Leaving the pictures aside, transcribe every line below exactly.

- _Material provided_

◆ ◆ ◆

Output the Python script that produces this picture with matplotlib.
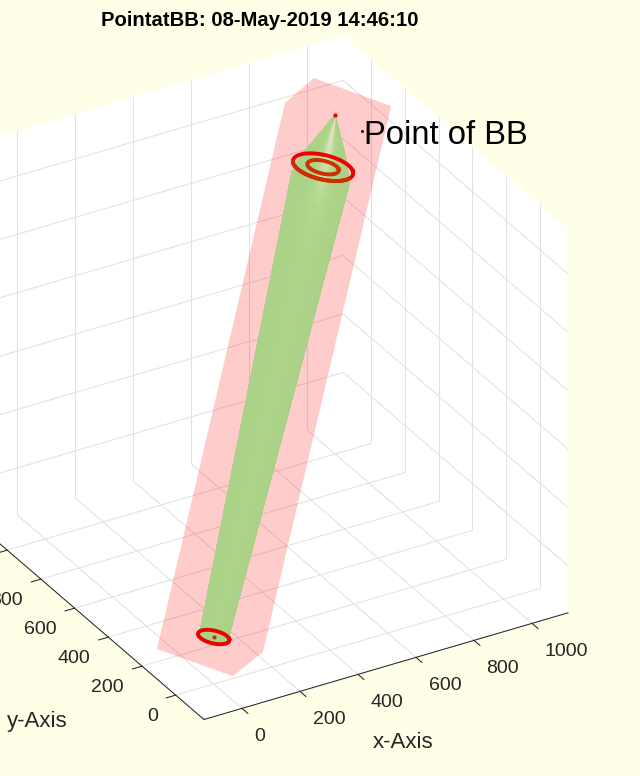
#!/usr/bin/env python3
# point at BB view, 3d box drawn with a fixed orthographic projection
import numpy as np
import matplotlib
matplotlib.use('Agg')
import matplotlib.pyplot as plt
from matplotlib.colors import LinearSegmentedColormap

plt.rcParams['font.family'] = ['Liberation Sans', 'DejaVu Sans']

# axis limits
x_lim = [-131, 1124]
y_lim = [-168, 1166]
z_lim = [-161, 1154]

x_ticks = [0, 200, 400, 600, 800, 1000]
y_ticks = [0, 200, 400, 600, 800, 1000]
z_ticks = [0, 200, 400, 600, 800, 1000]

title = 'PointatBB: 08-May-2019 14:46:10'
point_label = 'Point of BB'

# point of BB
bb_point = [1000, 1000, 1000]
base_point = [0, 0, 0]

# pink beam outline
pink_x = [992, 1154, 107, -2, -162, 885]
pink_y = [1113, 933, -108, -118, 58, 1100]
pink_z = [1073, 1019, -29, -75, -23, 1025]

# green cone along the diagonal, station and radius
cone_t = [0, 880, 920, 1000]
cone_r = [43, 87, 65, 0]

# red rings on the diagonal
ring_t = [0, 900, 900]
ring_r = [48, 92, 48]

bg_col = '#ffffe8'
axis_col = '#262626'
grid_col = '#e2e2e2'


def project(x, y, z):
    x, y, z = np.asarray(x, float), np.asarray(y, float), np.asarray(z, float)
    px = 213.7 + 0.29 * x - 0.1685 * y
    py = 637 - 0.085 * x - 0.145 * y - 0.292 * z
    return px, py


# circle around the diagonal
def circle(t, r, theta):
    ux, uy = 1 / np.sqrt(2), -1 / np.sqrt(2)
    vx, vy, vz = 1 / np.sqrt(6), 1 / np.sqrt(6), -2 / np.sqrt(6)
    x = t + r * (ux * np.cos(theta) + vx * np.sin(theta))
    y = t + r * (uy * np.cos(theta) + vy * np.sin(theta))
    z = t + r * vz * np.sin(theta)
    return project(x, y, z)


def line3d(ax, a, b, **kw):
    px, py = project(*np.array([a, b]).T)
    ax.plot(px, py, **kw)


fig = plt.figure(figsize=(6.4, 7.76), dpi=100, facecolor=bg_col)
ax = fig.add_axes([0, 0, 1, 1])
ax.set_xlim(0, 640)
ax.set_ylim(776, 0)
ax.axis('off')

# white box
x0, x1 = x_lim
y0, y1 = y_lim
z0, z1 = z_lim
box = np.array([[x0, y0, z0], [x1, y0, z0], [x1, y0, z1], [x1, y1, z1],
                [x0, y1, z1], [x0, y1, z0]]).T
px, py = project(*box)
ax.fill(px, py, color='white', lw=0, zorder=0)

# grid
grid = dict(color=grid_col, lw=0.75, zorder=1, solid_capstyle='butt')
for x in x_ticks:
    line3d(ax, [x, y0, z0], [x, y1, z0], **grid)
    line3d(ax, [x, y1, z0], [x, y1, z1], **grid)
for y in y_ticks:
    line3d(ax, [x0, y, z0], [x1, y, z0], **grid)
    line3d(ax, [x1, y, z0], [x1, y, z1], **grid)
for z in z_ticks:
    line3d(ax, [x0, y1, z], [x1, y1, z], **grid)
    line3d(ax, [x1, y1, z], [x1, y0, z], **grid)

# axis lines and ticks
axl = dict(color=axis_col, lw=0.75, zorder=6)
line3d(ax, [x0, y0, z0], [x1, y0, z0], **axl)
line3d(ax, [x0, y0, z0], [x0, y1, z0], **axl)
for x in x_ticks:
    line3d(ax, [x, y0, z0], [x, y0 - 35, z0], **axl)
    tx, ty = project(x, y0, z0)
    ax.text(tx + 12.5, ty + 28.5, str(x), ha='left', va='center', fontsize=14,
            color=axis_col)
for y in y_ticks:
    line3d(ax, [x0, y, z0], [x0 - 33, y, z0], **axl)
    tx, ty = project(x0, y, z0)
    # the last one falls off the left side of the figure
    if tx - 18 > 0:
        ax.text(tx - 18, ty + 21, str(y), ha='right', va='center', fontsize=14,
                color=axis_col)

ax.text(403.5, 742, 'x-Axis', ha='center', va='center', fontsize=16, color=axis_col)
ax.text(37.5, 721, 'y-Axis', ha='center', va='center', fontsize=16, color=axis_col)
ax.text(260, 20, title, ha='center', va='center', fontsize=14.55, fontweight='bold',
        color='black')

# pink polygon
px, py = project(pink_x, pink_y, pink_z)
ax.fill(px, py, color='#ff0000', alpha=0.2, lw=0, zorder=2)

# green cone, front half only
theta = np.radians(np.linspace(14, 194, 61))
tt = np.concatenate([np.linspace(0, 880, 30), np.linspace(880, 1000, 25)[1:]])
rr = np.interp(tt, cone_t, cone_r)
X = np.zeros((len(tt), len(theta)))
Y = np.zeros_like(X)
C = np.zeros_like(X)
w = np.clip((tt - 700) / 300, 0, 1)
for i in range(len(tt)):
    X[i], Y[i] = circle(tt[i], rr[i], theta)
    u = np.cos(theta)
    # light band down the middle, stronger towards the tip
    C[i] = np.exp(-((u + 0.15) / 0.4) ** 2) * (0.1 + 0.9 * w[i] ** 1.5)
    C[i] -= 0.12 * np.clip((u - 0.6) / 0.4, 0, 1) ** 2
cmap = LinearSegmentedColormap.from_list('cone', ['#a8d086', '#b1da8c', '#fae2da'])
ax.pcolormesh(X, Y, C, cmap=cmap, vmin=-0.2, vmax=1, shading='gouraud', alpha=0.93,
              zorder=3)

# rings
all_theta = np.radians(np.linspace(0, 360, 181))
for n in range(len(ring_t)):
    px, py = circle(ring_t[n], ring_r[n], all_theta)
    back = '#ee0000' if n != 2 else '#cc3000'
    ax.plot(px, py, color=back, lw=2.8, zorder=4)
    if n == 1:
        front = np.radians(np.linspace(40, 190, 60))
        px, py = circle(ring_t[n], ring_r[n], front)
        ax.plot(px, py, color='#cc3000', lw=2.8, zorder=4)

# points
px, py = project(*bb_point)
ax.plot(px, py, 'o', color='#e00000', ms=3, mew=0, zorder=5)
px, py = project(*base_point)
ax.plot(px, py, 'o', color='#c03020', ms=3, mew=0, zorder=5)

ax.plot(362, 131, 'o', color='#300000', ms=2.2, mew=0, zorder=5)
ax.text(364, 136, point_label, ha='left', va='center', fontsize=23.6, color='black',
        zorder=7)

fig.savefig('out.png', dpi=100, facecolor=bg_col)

◆ ◆ ◆

- _Reply_
Output the Python script that produces this picture with matplotlib.
#!/usr/bin/env python3
# point at BB view, 3d box drawn with a fixed orthographic projection
import numpy as np
import matplotlib
matplotlib.use('Agg')
import matplotlib.pyplot as plt
from matplotlib.colors import LinearSegmentedColormap

plt.rcParams['font.family'] = ['Liberation Sans', 'DejaVu Sans']

# axis limits
x_lim = [-131, 1124]
y_lim = [-168, 1166]
z_lim = [-161, 1154]

x_ticks = [0, 200, 400, 600, 800, 1000]
y_ticks = [0, 200, 400, 600, 800, 1000]
z_ticks = [0, 200, 400, 600, 800, 1000]

title = 'PointatBB: 08-May-2019 14:46:10'
point_label = 'Point of BB'

# point of BB
bb_point = [1000, 1000, 1000]
base_point = [0, 0, 0]

# pink beam outline
pink_x = [992, 1154, 107, -2, -162, 885]
pink_y = [1113, 933, -108, -118, 58, 1100]
pink_z = [1073, 1019, -29, -75, -23, 1025]

# green cone along the diagonal, station and radius
cone_t = [0, 880, 920, 1000]
cone_r = [43, 87, 65, 0]

# red rings on the diagonal
ring_t = [0, 900, 900]
ring_r = [48, 92, 48]

bg_col = '#ffffe8'
axis_col = '#262626'
grid_col = '#e2e2e2'


def project(x, y, z):
    x, y, z = np.asarray(x, float), np.asarray(y, float), np.asarray(z, float)
    px = 213.7 + 0.29 * x - 0.1685 * y
    py = 637 - 0.085 * x - 0.145 * y - 0.292 * z
    return px, py


# circle around the diagonal
def circle(t, r, theta):
    ux, uy = 1 / np.sqrt(2), -1 / np.sqrt(2)
    vx, vy, vz = 1 / np.sqrt(6), 1 / np.sqrt(6), -2 / np.sqrt(6)
    x = t + r * (ux * np.cos(theta) + vx * np.sin(theta))
    y = t + r * (uy * np.cos(theta) + vy * np.sin(theta))
    z = t + r * vz * np.sin(theta)
    return project(x, y, z)


def line3d(ax, a, b, **kw):
    px, py = project(*np.array([a, b]).T)
    ax.plot(px, py, **kw)


fig = plt.figure(figsize=(6.4, 7.76), dpi=100, facecolor=bg_col)
ax = fig.add_axes([0, 0, 1, 1])
ax.set_xlim(0, 640)
ax.set_ylim(776, 0)
ax.axis('off')

# white box
x0, x1 = x_lim
y0, y1 = y_lim
z0, z1 = z_lim
box = np.array([[x0, y0, z0], [x1, y0, z0], [x1, y0, z1], [x1, y1, z1],
                [x0, y1, z1], [x0, y1, z0]]).T
px, py = project(*box)
ax.fill(px, py, color='white', lw=0, zorder=0)

# grid
grid = dict(color=grid_col, lw=0.75, zorder=1, solid_capstyle='butt')
for x in x_ticks:
    line3d(ax, [x, y0, z0], [x, y1, z0], **grid)
    line3d(ax, [x, y1, z0], [x, y1, z1], **grid)
for y in y_ticks:
    line3d(ax, [x0, y, z0], [x1, y, z0], **grid)
    line3d(ax, [x1, y, z0], [x1, y, z1], **grid)
for z in z_ticks:
    line3d(ax, [x0, y1, z], [x1, y1, z], **grid)
    line3d(ax, [x1, y1, z], [x1, y0, z], **grid)

# axis lines and ticks
axl = dict(color=axis_col, lw=0.75, zorder=6)
line3d(ax, [x0, y0, z0], [x1, y0, z0], **axl)
line3d(ax, [x0, y0, z0], [x0, y1, z0], **axl)
for x in x_ticks:
    line3d(ax, [x, y0, z0], [x, y0 - 35, z0], **axl)
    tx, ty = project(x, y0, z0)
    ax.text(tx + 12.5, ty + 28.5, str(x), ha='left', va='center', fontsize=14,
            color=axis_col)
for y in y_ticks:
    line3d(ax, [x0, y, z0], [x0 - 33, y, z0], **axl)
    tx, ty = project(x0, y, z0)
    # the last one falls off the left side of the figure
    if tx - 18 > 0:
        ax.text(tx - 18, ty + 21, str(y), ha='right', va='center', fontsize=14,
                color=axis_col)

ax.text(403.5, 742, 'x-Axis', ha='center', va='center', fontsize=16, color=axis_col)
ax.text(37.5, 721, 'y-Axis', ha='center', va='center', fontsize=16, color=axis_col)
ax.text(260, 20, title, ha='center', va='center', fontsize=14.55, fontweight='bold',
        color='black')

# pink polygon
px, py = project(pink_x, pink_y, pink_z)
ax.fill(px, py, color='#ff0000', alpha=0.2, lw=0, zorder=2)

# green cone, front half only
theta = np.radians(np.linspace(14, 194, 61))
tt = np.concatenate([np.linspace(0, 880, 30), np.linspace(880, 1000, 25)[1:]])
rr = np.interp(tt, cone_t, cone_r)
X = np.zeros((len(tt), len(theta)))
Y = np.zeros_like(X)
C = np.zeros_like(X)
w = np.clip((tt - 700) / 300, 0, 1)
for i in range(len(tt)):
    X[i], Y[i] = circle(tt[i], rr[i], theta)
    u = np.cos(theta)
    # light band down the middle, stronger towards the tip
    C[i] = np.exp(-((u + 0.15) / 0.4) ** 2) * (0.1 + 0.9 * w[i] ** 1.5)
    C[i] -= 0.12 * np.clip((u - 0.6) / 0.4, 0, 1) ** 2
cmap = LinearSegmentedColormap.from_list('cone', ['#a8d086', '#b1da8c', '#fae2da'])
ax.pcolormesh(X, Y, C, cmap=cmap, vmin=-0.2, vmax=1, shading='gouraud', alpha=0.93,
              zorder=3)

# rings
all_theta = np.radians(np.linspace(0, 360, 181))
for n in range(len(ring_t)):
    px, py = circle(ring_t[n], ring_r[n], all_theta)
    back = '#ee0000' if n != 2 else '#cc3000'
    ax.plot(px, py, color=back, lw=2.8, zorder=4)
    if n == 1:
        front = np.radians(np.linspace(40, 190, 60))
        px, py = circle(ring_t[n], ring_r[n], front)
        ax.plot(px, py, color='#cc3000', lw=2.8, zorder=4)

# points
px, py = project(*bb_point)
ax.plot(px, py, 'o', color='#e00000', ms=3, mew=0, zorder=5)
px, py = project(*base_point)
ax.plot(px, py, 'o', color='#c03020', ms=3, mew=0, zorder=5)

ax.plot(362, 131, 'o', color='#300000', ms=2.2, mew=0, zorder=5)
ax.text(364, 136, point_label, ha='left', va='center', fontsize=23.6, color='black',
        zorder=7)

fig.savefig('out.png', dpi=100, facecolor=bg_col)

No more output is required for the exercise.